Venezuela Aid to US Poor is Political
Venezuela’s cut-rate oil sales to the poor of eight US states is right on the money; and its exactly the type of politics that the world needs more of.
This week Connecticut was added to the list that already includes Massachusetts, Maine, Rhode Island, Delaware, Pennsylvania, New York and Vermont.
US politicians who want the marketplace to resolve society’s social inequalities are upset that Citgo, a refiner and gasoline retailer owned by Venezuela, is distributing 44.5 million gallons of discounted heating oil and donating hundreds of thousands to homeless shelters.
Some 15,000 low-income Connecticut residents will initially benefit from the program, the state’s Attorney General Richard Blumenthal told Reuters.

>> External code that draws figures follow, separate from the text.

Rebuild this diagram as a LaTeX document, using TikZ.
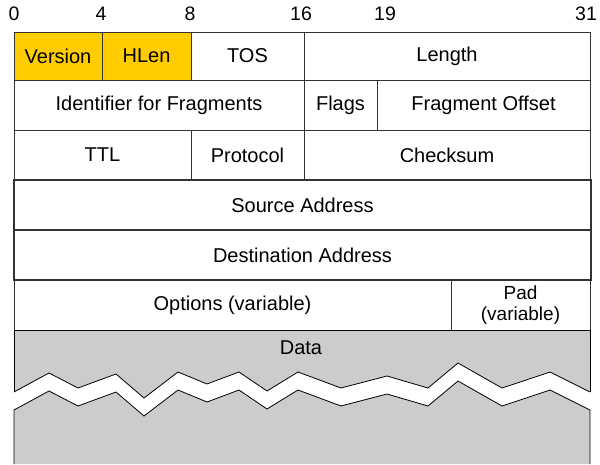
\documentclass[tikz,border=0pt]{standalone}
\usepackage{fontspec}
\setmainfont{Liberation Sans}
\definecolor{hdryellow}{HTML}{FFCC00}
\definecolor{datagray}{HTML}{CCCCCC}
\definecolor{edge}{HTML}{333333}
\begin{document}
\begin{tikzpicture}[x=1pt,y=-1pt,
  field/.style={draw=edge, line width=0.9pt, inner sep=0pt, outer sep=0pt,
    font=\fontsize{20}{22}\selectfont, text=black, align=center},
  bitno/.style={font=\fontsize{19.5}{21}\selectfont, inner sep=0pt},
  zig/.style={draw=black, line width=0.8pt}]
\useasboundingbox (0,0) rectangle (600,464);
% bit numbers
\node[bitno] (b0)  at (14,14)  {0};
\node[bitno] (b4)  at (101,14) {4};
\node[bitno] (b8)  at (190,14) {8};
\node[bitno] (b16) at (301,14) {16};
\node[bitno] (b19) at (385,14) {19};
\node[bitno] (b31) at (586,14) {31};
% row 1
\node[field, fill=hdryellow, minimum width=88pt, minimum height=48pt] (ver) at (58,56) {Version};
\node[field, fill=hdryellow, minimum width=89pt, minimum height=48pt] (hlen) at (146.5,56) {HLen};
\node[field, minimum width=113pt, minimum height=48pt] (tos) at (247.5,56) {TOS};
\node[field, minimum width=286pt, minimum height=48pt] (len) at (447,56) {Length};
% row 2
\node[field, minimum width=290pt, minimum height=50pt] (ident) at (159,105) {Identifier for Fragments};
\node[field, minimum width=73pt, minimum height=50pt] (flags) at (340.5,105) {Flags};
\node[field, minimum width=213pt, minimum height=50pt] (frag) at (483.5,105) {Fragment Offset};
% row 3
\node[field, minimum width=177pt, minimum height=50pt] (ttl) at (102.5,155) {TTL};
\node[field, minimum width=113pt, minimum height=50pt] (proto) at (247.5,155) {Protocol};
\node[field, minimum width=286pt, minimum height=50pt] (chk) at (447,155) {Checksum};
% rows 4-5
\node[field, line width=1.3pt, minimum width=577pt, minimum height=50pt] (src) at (302.5,205) {Source Address};
\node[field, line width=1.3pt, minimum width=577pt, minimum height=50pt] (dst) at (302.5,255) {Destination Address};
% row 6
\node[field, minimum width=437pt, minimum height=50pt] (opt) at (232.5,305) {Options (variable)};
\node[field, minimum width=139pt, minimum height=50pt, font=\fontsize{19}{21.5}\selectfont] (pad) at (520.5,305) {Pad\\(variable)};
% data area
\fill[datagray] (14,330) -- (590,330) -- (590,392) -- (550,372) -- (502,388) -- (458,363) -- (428,388)
  -- (387,376) -- (341,388) -- (298,372) -- (267,391) -- (239,372) -- (207,384) -- (178,372)
  -- (144,398) -- (116,374) -- (78,388) -- (49,373) -- (14,392) -- cycle;
\fill[datagray] (14,464) -- (14,410) -- (49,391) -- (78,406) -- (116,392) -- (144,416) -- (178,390)
  -- (207,402) -- (239,390) -- (267,409) -- (298,390) -- (341,406) -- (387,394) -- (428,406)
  -- (458,381) -- (502,406) -- (550,390) -- (590,410) -- (590,464) -- cycle;
\draw[zig] (14,392) -- (14,330) -- (590,330) -- (590,392);
\draw[zig] (14,392) -- (49,373) -- (78,388) -- (116,374) -- (144,398) -- (178,372) -- (207,384)
  -- (239,372) -- (267,391) -- (298,372) -- (341,388) -- (387,376) -- (428,388) -- (458,363)
  -- (502,388) -- (550,372) -- (590,392);
\draw[zig] (14,464) -- (14,410) -- (49,391) -- (78,406) -- (116,392) -- (144,416) -- (178,390)
  -- (207,402) -- (239,390) -- (267,409) -- (298,390) -- (341,406) -- (387,394) -- (428,406)
  -- (458,381) -- (502,406) -- (550,390) -- (590,410) -- (590,464);
\node[font=\fontsize{20}{22}\selectfont, inner sep=0pt] (data) at (301,348) {Data};
\end{tikzpicture}
\end{document}
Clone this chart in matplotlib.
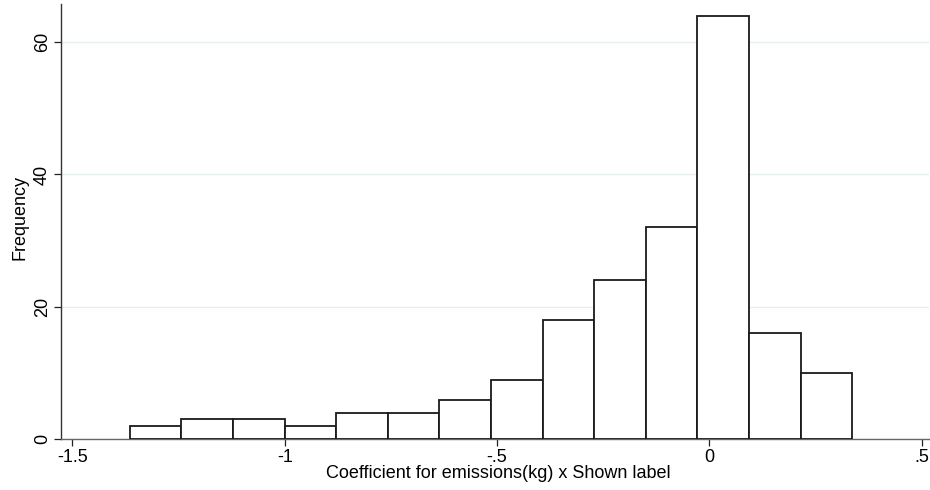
import numpy as np
import matplotlib.pyplot as plt

plt.rcParams['font.family'] = ['Liberation Sans', 'DejaVu Sans']

# Histogram data
bin_start = -1.3647
bin_width = 0.1215
counts = [2, 3, 3, 2, 4, 4, 6, 9, 18, 24, 32, 64, 16, 10]
x_ticks = [-1.5, -1.0, -0.5, 0.0, 0.5]
x_labels = ['-1.5', '-1', '-.5', '0', '.5']
y_ticks = [0, 20, 40, 60]

edges = bin_start + bin_width * np.arange(len(counts))

fig = plt.figure(figsize=(9.3, 4.9), dpi=100)
ax = fig.add_axes([60.5 / 930, 50.7 / 490, (929 - 60.5) / 930, (485.7 - 50.7) / 490])

ax.bar(edges, counts, width=bin_width, align='edge', facecolor='white',
       edgecolor='#1a1a1a', linewidth=1.3, zorder=3)

ax.set_xlim(-1.528, 0.517)
ax.set_ylim(0, 65.7)
ax.set_xticks(x_ticks)
ax.set_xticklabels(x_labels)
ax.set_yticks(y_ticks)
ax.set_yticklabels([str(v) for v in y_ticks], rotation=90, va='center')

ax.grid(axis='y', color='#e6efef', linewidth=1, zorder=0)
ax.tick_params(direction='out', length=5, width=0.9, labelsize=13, pad=2, colors='#222222')
ax.tick_params(axis='x', labelcolor='black')
ax.tick_params(axis='y', labelcolor='black')

for s in ['top', 'right']:
    ax.spines[s].set_visible(False)
ax.spines['left'].set_color('#333333')
ax.spines['bottom'].set_color('#666666')
ax.spines['left'].set_linewidth(1.0)
ax.spines['bottom'].set_linewidth(1.0)

ax.set_xlabel('Coefficient for emissions(kg) x Shown label', fontsize=13, labelpad=0)
ax.set_ylabel('Frequency', fontsize=13, labelpad=3)
ax.xaxis.set_label_coords(0.504, -0.058)
ax.yaxis.set_label_coords(-0.037, 0.51)

fig.savefig('out.png', dpi=100, facecolor='white')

The fact that a Third World country can choose to benefit America’s poor with cheaper oil is testimony to the failure of President Bush and Congress to provide an energy safety net for the needy during an exceptionally cold winter.
In the last couple years, Venezuelan President Hugo Chavez has begun programs to help his Caribbean neighbors weather the spiraling oil prices and turn the savings into social programs. He has also reached deals with important South American countries for joint investments in gas and oil production and distribution with a mindset on mutually beneficial development.
Back at home, Chavez has initiated unprecedented educational, healthcare and cultural programs for the majority population that was virtually void of State assistance under previous governments. His rising popularity is in part due to those efforts.
The idea of turning oil profits into social spending and helping out sister nations and even the US poor, is highly frowned upon by the Bush administration, which criticizes each and every move made by Chavez.
Reuters reported that the assistance to the US poor, which the Venezuelan embassy in Washington sees as humanitarian aid, “deepens an ongoing spat, between President Hugo Chavez and George W. Bush.”
The administration and its allies on Capitol Hill express “concern” over the embarrassment of having President Chavez come to the aid of the shivering in the northeastern states. Texas Rep. Joe Barton, chairman of the House Energy and Commerce Committee, calls Venezuela’s aiding America’s underprivileged “increasingly belligerent.”
If their concern is real, then why don’t they allocate less than one percent of the hundreds of billions going to fund the Iraq war and nearly half-trillion dollars in “defense” spending and take away the need for Chavez’ assistance. They would find that there is more than enough to bring in all US citizens from the cold.
Meanwhile, Rep. Ed Whiltfield (R-Ken) told Reuters that he wants to find out whether the Venezuelan aid program is “part of a larger political agenda.”
You bet it is, and others should jump on the bandwagon.